[START]

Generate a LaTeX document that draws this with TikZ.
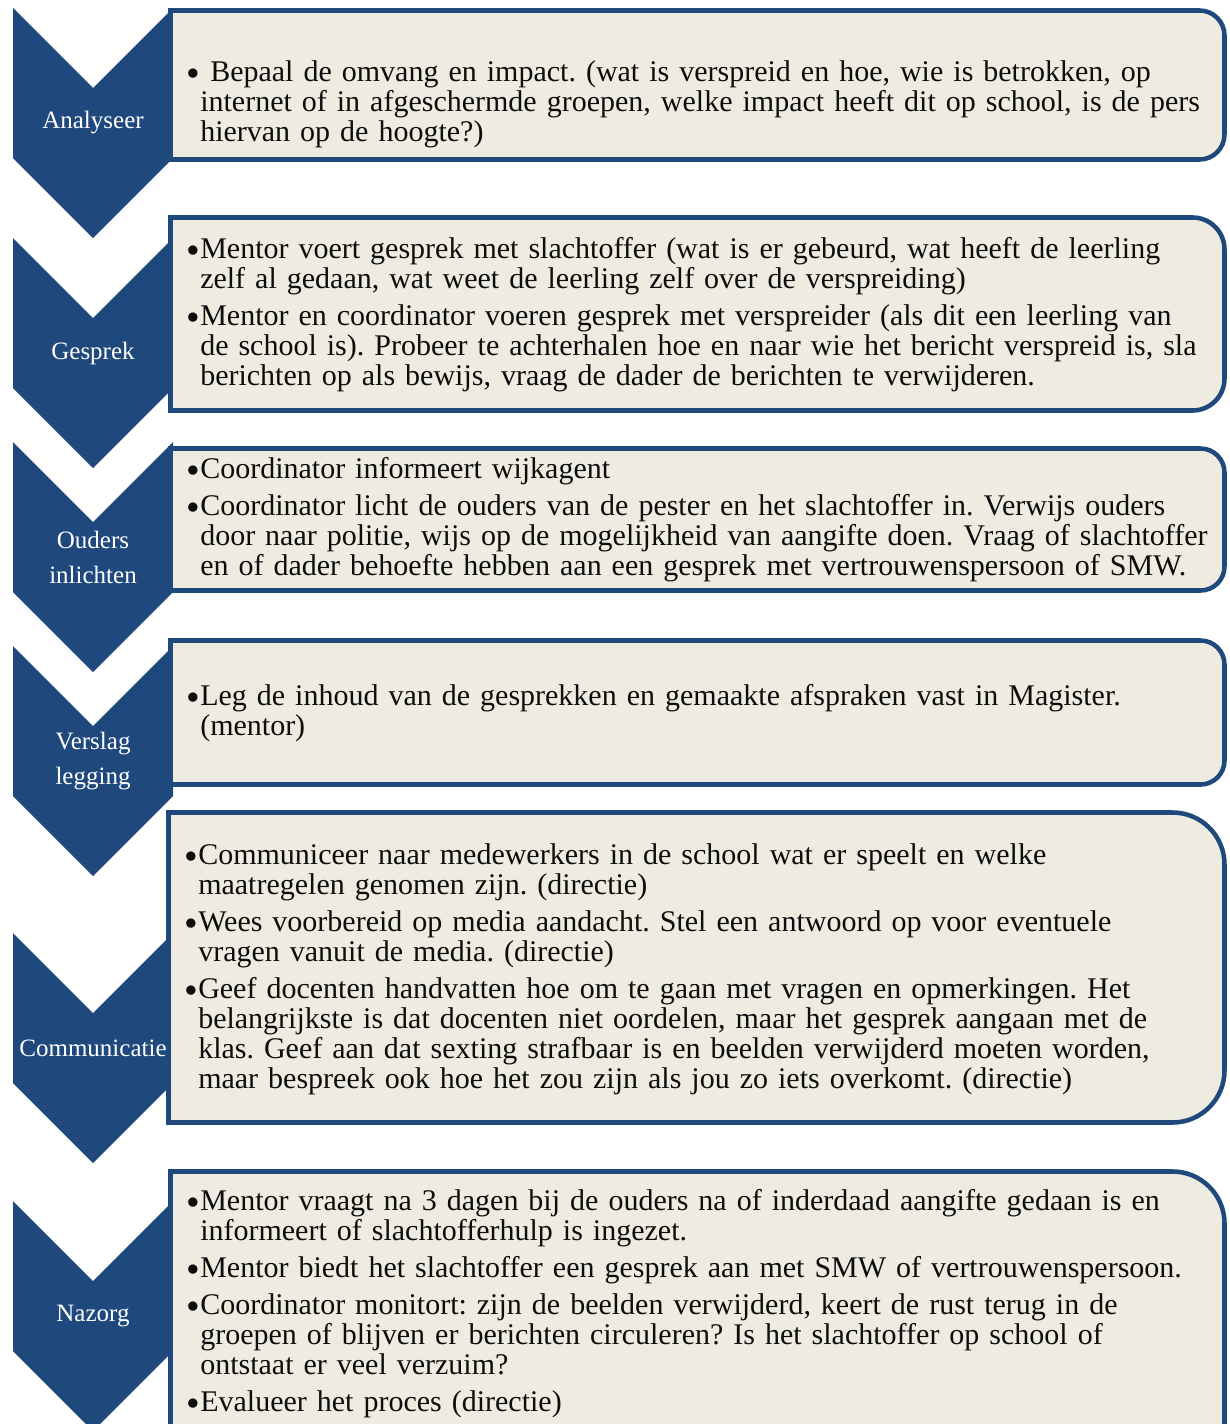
\documentclass[tikz,border=0pt]{standalone}
\usepackage{fontspec}
\setmainfont{Liberation Serif}
\usepackage{graphicx}
\usepackage{tikz}
\definecolor{navy}{RGB}{31,73,125}
\definecolor{paper}{RGB}{238,236,225}
\newcommand{\bul}{\leavevmode\llap{\raisebox{-0.19em}{\scalebox{1.3}{•}}}}
\frenchspacing

\begin{document}
\begin{tikzpicture}[x=0.75pt,y=0.75pt,yscale=-1,xscale=1,
  chev/.style={fill=navy,draw=none},
  panel/.style={draw=navy,fill=paper,line width=3.4pt},
  lbl/.style={text=white,align=center,inner sep=0pt,font=\fontsize{18.75pt}{26.25pt}\selectfont},
  txt/.style={anchor=base west,inner sep=0pt,text width=800pt,align=left,text=black!95,font=\fontsize{22.5pt}{22.5pt}\selectfont}]
\clip (0,0) rectangle (1230,1424);
\fill [white] (0,0) rectangle (1230,1424);
% chevrons
\draw [chev] (13,8) -- (93,88) -- (173,8) -- (173,158) -- (93,238) -- (13,158) -- cycle ;
\draw [chev] (13,238) -- (93,318) -- (173,238) -- (173,388) -- (93,468) -- (13,388) -- cycle ;
\draw [chev] (13,442) -- (93,522) -- (173,442) -- (173,592) -- (93,672) -- (13,592) -- cycle ;
\draw [chev] (13,646) -- (93,726) -- (173,646) -- (173,796) -- (93,876) -- (13,796) -- cycle ;
\draw [chev] (13,933) -- (93,1013) -- (173,933) -- (173,1083) -- (93,1163) -- (13,1083) -- cycle ;
\draw [chev] (13,1201) -- (93,1281) -- (173,1201) -- (173,1351) -- (93,1431) -- (13,1351) -- cycle ;
% panels
\draw [panel] (170.5,10.5) -- (1199.5,10.5) .. controls (1213.3,10.5) and (1224.5,21.7) .. (1224.5,35.5) -- (1224.5,134.5) .. controls (1224.5,148.3) and (1213.3,159.5) .. (1199.5,159.5) -- (170.5,159.5) -- cycle ;
\draw [panel] (170.5,217.5) -- (1192.5,217.5) .. controls (1210.2,217.5) and (1224.5,231.8) .. (1224.5,249.5) -- (1224.5,378.5) .. controls (1224.5,396.2) and (1210.2,410.5) .. (1192.5,410.5) -- (170.5,410.5) -- cycle ;
\draw [panel] (170.5,448.5) -- (1200.5,448.5) .. controls (1213.7,448.5) and (1224.5,459.3) .. (1224.5,472.5) -- (1224.5,566.5) .. controls (1224.5,579.7) and (1213.7,590.5) .. (1200.5,590.5) -- (170.5,590.5) -- cycle ;
\draw [panel] (170.5,640.5) -- (1200.5,640.5) .. controls (1213.7,640.5) and (1224.5,651.3) .. (1224.5,664.5) -- (1224.5,760.5) .. controls (1224.5,773.7) and (1213.7,784.5) .. (1200.5,784.5) -- (170.5,784.5) -- cycle ;
\draw [panel] (168.5,812.5) -- (1172.5,812.5) .. controls (1201.2,812.5) and (1224.5,835.8) .. (1224.5,864.5) -- (1224.5,1070.5) .. controls (1224.5,1099.2) and (1201.2,1122.5) .. (1172.5,1122.5) -- (168.5,1122.5) -- cycle ;
\draw [panel] (170.5,1171.5) -- (1172.5,1171.5) .. controls (1201.2,1171.5) and (1224.5,1194.8) .. (1224.5,1223.5) -- (1224.5,1432) .. controls (1224.5,1460.7) and (1201.2,1484) .. (1172.5,1484) -- (170.5,1484) -- cycle ;
% step labels
\draw (93,123) node [lbl] (analyseer) {Analyseer};
\draw (93,353) node [lbl] (gesprek) {Gesprek};
\draw (93,557) node [lbl] (ouders) {Ouders\\inlichten};
\draw (93,761) node [lbl] (verslag) {Verslag\\legging};
\draw (93,1048) node [lbl] (communicatie) {Communicatie};
\draw (93,1316) node [lbl] (nazorg) {Nazorg};
% panel texts
\draw (200,81) node [txt] (t1) {\bul\ Bepaal de omvang en impact. (wat is verspreid en hoe, wie is betrokken, op\\
internet of in afgeschermde groepen, welke impact heeft dit op school, is de pers\\
hiervan op de hoogte?)};
\draw (200,258) node [txt] (t2) {\bul Mentor voert gesprek met slachtoffer (wat is er gebeurd, wat heeft de leerling\\
zelf al gedaan, wat weet de leerling zelf over de verspreiding)\\[5.25pt]
\bul Mentor en coordinator voeren gesprek met verspreider (als dit een leerling van\\
de school is). Probeer te achterhalen hoe en naar wie het bericht verspreid is, sla\\
berichten op als bewijs, vraag de dader de berichten te verwijderen.};
\draw (200,478) node [txt] (t3) {\bul Coordinator informeert wijkagent\\[5.25pt]
\bul Coordinator licht de ouders van de pester en het slachtoffer in. Verwijs ouders\\
door naar politie, wijs op de mogelijkheid van aangifte doen. Vraag of slachtoffer\\
en of dader behoefte hebben aan een gesprek met vertrouwenspersoon of SMW.};
\draw (200,705) node [txt] (t4) {\bul Leg de inhoud van de gesprekken en gemaakte afspraken vast in Magister.\\
(mentor)};
\draw (198,864) node [txt] (t5) {\bul Communiceer naar medewerkers in de school wat er speelt en welke\\
maatregelen genomen zijn. (directie)\\[5.25pt]
\bul Wees voorbereid op media aandacht. Stel een antwoord op voor eventuele\\
vragen vanuit de media. (directie)\\[5.25pt]
\bul Geef docenten handvatten hoe om te gaan met vragen en opmerkingen. Het\\
belangrijkste is dat docenten niet oordelen, maar het gesprek aangaan met de\\
klas. Geef aan dat sexting strafbaar is en beelden verwijderd moeten worden,\\
maar bespreek ook hoe het zou zijn als jou zo iets overkomt. (directie)};
\draw (200,1210) node [txt] (t6) {\bul Mentor vraagt na 3 dagen bij de ouders na of inderdaad aangifte gedaan is en\\
informeert of slachtofferhulp is ingezet.\\[5.25pt]
\bul Mentor biedt het slachtoffer een gesprek aan met SMW of vertrouwenspersoon.\\[5.25pt]
\bul Coordinator monitort: zijn de beelden verwijderd, keert de rust terug in de\\
groepen of blijven er berichten circuleren? Is het slachtoffer op school of\\
ontstaat er veel verzuim?\\[5.25pt]
\bul Evalueer het proces (directie)};
\end{tikzpicture}
\end{document}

[END]

:: Exercise prompt ::
Using the material above, set down every line exactly, but skip the pictures.

:: Solved exercise ::
Generate a LaTeX document that draws this with TikZ.
\documentclass[tikz,border=0pt]{standalone}
\usepackage{fontspec}
\setmainfont{Liberation Serif}
\usepackage{graphicx}
\usepackage{tikz}
\definecolor{navy}{RGB}{31,73,125}
\definecolor{paper}{RGB}{238,236,225}
\newcommand{\bul}{\leavevmode\llap{\raisebox{-0.19em}{\scalebox{1.3}{•}}}}
\frenchspacing

\begin{document}
\begin{tikzpicture}[x=0.75pt,y=0.75pt,yscale=-1,xscale=1,
  chev/.style={fill=navy,draw=none},
  panel/.style={draw=navy,fill=paper,line width=3.4pt},
  lbl/.style={text=white,align=center,inner sep=0pt,font=\fontsize{18.75pt}{26.25pt}\selectfont},
  txt/.style={anchor=base west,inner sep=0pt,text width=800pt,align=left,text=black!95,font=\fontsize{22.5pt}{22.5pt}\selectfont}]
\clip (0,0) rectangle (1230,1424);
\fill [white] (0,0) rectangle (1230,1424);
% chevrons
\draw [chev] (13,8) -- (93,88) -- (173,8) -- (173,158) -- (93,238) -- (13,158) -- cycle ;
\draw [chev] (13,238) -- (93,318) -- (173,238) -- (173,388) -- (93,468) -- (13,388) -- cycle ;
\draw [chev] (13,442) -- (93,522) -- (173,442) -- (173,592) -- (93,672) -- (13,592) -- cycle ;
\draw [chev] (13,646) -- (93,726) -- (173,646) -- (173,796) -- (93,876) -- (13,796) -- cycle ;
\draw [chev] (13,933) -- (93,1013) -- (173,933) -- (173,1083) -- (93,1163) -- (13,1083) -- cycle ;
\draw [chev] (13,1201) -- (93,1281) -- (173,1201) -- (173,1351) -- (93,1431) -- (13,1351) -- cycle ;
% panels
\draw [panel] (170.5,10.5) -- (1199.5,10.5) .. controls (1213.3,10.5) and (1224.5,21.7) .. (1224.5,35.5) -- (1224.5,134.5) .. controls (1224.5,148.3) and (1213.3,159.5) .. (1199.5,159.5) -- (170.5,159.5) -- cycle ;
\draw [panel] (170.5,217.5) -- (1192.5,217.5) .. controls (1210.2,217.5) and (1224.5,231.8) .. (1224.5,249.5) -- (1224.5,378.5) .. controls (1224.5,396.2) and (1210.2,410.5) .. (1192.5,410.5) -- (170.5,410.5) -- cycle ;
\draw [panel] (170.5,448.5) -- (1200.5,448.5) .. controls (1213.7,448.5) and (1224.5,459.3) .. (1224.5,472.5) -- (1224.5,566.5) .. controls (1224.5,579.7) and (1213.7,590.5) .. (1200.5,590.5) -- (170.5,590.5) -- cycle ;
\draw [panel] (170.5,640.5) -- (1200.5,640.5) .. controls (1213.7,640.5) and (1224.5,651.3) .. (1224.5,664.5) -- (1224.5,760.5) .. controls (1224.5,773.7) and (1213.7,784.5) .. (1200.5,784.5) -- (170.5,784.5) -- cycle ;
\draw [panel] (168.5,812.5) -- (1172.5,812.5) .. controls (1201.2,812.5) and (1224.5,835.8) .. (1224.5,864.5) -- (1224.5,1070.5) .. controls (1224.5,1099.2) and (1201.2,1122.5) .. (1172.5,1122.5) -- (168.5,1122.5) -- cycle ;
\draw [panel] (170.5,1171.5) -- (1172.5,1171.5) .. controls (1201.2,1171.5) and (1224.5,1194.8) .. (1224.5,1223.5) -- (1224.5,1432) .. controls (1224.5,1460.7) and (1201.2,1484) .. (1172.5,1484) -- (170.5,1484) -- cycle ;
% step labels
\draw (93,123) node [lbl] (analyseer) {Analyseer};
\draw (93,353) node [lbl] (gesprek) {Gesprek};
\draw (93,557) node [lbl] (ouders) {Ouders\\inlichten};
\draw (93,761) node [lbl] (verslag) {Verslag\\legging};
\draw (93,1048) node [lbl] (communicatie) {Communicatie};
\draw (93,1316) node [lbl] (nazorg) {Nazorg};
% panel texts
\draw (200,81) node [txt] (t1) {\bul\ Bepaal de omvang en impact. (wat is verspreid en hoe, wie is betrokken, op\\
internet of in afgeschermde groepen, welke impact heeft dit op school, is de pers\\
hiervan op de hoogte?)};
\draw (200,258) node [txt] (t2) {\bul Mentor voert gesprek met slachtoffer (wat is er gebeurd, wat heeft de leerling\\
zelf al gedaan, wat weet de leerling zelf over de verspreiding)\\[5.25pt]
\bul Mentor en coordinator voeren gesprek met verspreider (als dit een leerling van\\
de school is). Probeer te achterhalen hoe en naar wie het bericht verspreid is, sla\\
berichten op als bewijs, vraag de dader de berichten te verwijderen.};
\draw (200,478) node [txt] (t3) {\bul Coordinator informeert wijkagent\\[5.25pt]
\bul Coordinator licht de ouders van de pester en het slachtoffer in. Verwijs ouders\\
door naar politie, wijs op de mogelijkheid van aangifte doen. Vraag of slachtoffer\\
en of dader behoefte hebben aan een gesprek met vertrouwenspersoon of SMW.};
\draw (200,705) node [txt] (t4) {\bul Leg de inhoud van de gesprekken en gemaakte afspraken vast in Magister.\\
(mentor)};
\draw (198,864) node [txt] (t5) {\bul Communiceer naar medewerkers in de school wat er speelt en welke\\
maatregelen genomen zijn. (directie)\\[5.25pt]
\bul Wees voorbereid op media aandacht. Stel een antwoord op voor eventuele\\
vragen vanuit de media. (directie)\\[5.25pt]
\bul Geef docenten handvatten hoe om te gaan met vragen en opmerkingen. Het\\
belangrijkste is dat docenten niet oordelen, maar het gesprek aangaan met de\\
klas. Geef aan dat sexting strafbaar is en beelden verwijderd moeten worden,\\
maar bespreek ook hoe het zou zijn als jou zo iets overkomt. (directie)};
\draw (200,1210) node [txt] (t6) {\bul Mentor vraagt na 3 dagen bij de ouders na of inderdaad aangifte gedaan is en\\
informeert of slachtofferhulp is ingezet.\\[5.25pt]
\bul Mentor biedt het slachtoffer een gesprek aan met SMW of vertrouwenspersoon.\\[5.25pt]
\bul Coordinator monitort: zijn de beelden verwijderd, keert de rust terug in de\\
groepen of blijven er berichten circuleren? Is het slachtoffer op school of\\
ontstaat er veel verzuim?\\[5.25pt]
\bul Evalueer het proces (directie)};
\end{tikzpicture}
\end{document}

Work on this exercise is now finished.